A quels risques est-on exposé quand on dispose de peu de marges de manœuvre au travail ? 
Y. R. : La marge de manœuvre zéro, en caricaturant, c’est Charlot dans Les Temps modernes ! Le risque majeur, c’est l’hypersollicitation, qu’elle soit physique et cela conduit aux troubles musculosquelettiques ; mentale et psychosociale, et cela entraîne des troubles de santé mentale au travail. Autre risque important : l’accident du travail.
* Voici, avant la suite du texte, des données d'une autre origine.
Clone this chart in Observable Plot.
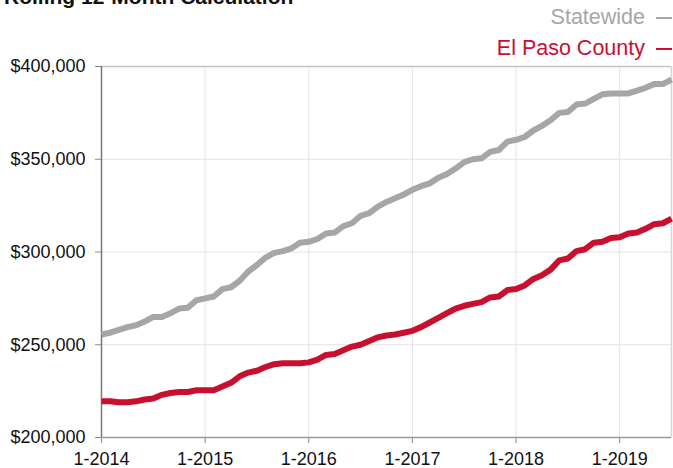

Les personnes qui n'ont pas de marge de manœuvre peuvent se pencher plus qu’il ne faut, ou conduire trop vite, parce que si un livreur par exemple ne fait pas 110km/h de moyenne sur des routes nationales, il n'arrive pas en temps voulu. L’hypersollicitation, c'est aller au-delà du raisonnable, et c’est sans doute constitutif de l'usure professionnelle. 

Est-ce que les entreprises portent de plus en plus attention aux marges de manœuvre des salariés ? 
Y. R. : Je pense que les entreprises ont pris conscience de l’importance de cette notion mais de là à modifier l’organisation du travail en fonction, c’est autre chose. Cela varie beaucoup d’un secteur à l’autre, il y a parfois plus de marges de manœuvre dans le BTP malgré l’intensité physique du travail, alors que les caissières n’en ont strictement aucune. Le problème, c’est la réduction des marges de manœuvre du fait de l’intensification du travail et de la rationalisation qui touche tous les secteurs depuis 30 ans, y compris les services publics. Je vois par exemple des TMS dans des métiers où on n’en voyait jamais comme chez les greffiers qui subissent une telle surcharge d’activité, une telle pression de production, qu’ils n’ont plus de marge de manœuvre. Dès qu'il y a une période de crise, une difficulté de production, la réponse est souvent l’intensification du travail, notamment dans les services. Or, l’augmentation de productivité se fait difficilement sans intensification. Dans le secteur du soin par exemple, quand on a moins de temps, qu’on est moins nombreux, fatalement on a moins de marge de manœuvre. C'est mécanique. 

  • 1Marge.s de manœuvre : des concepts à la transformation du travail, par Fabien Coutarel, Mohen Zare, Sandrine Caroly, Agnès Aublet-Cuvelier, Nicole Vézina, Alain Garrigou, Yves Roquelaure, préface Yves Roquelaure, Octarès Editions, 2024.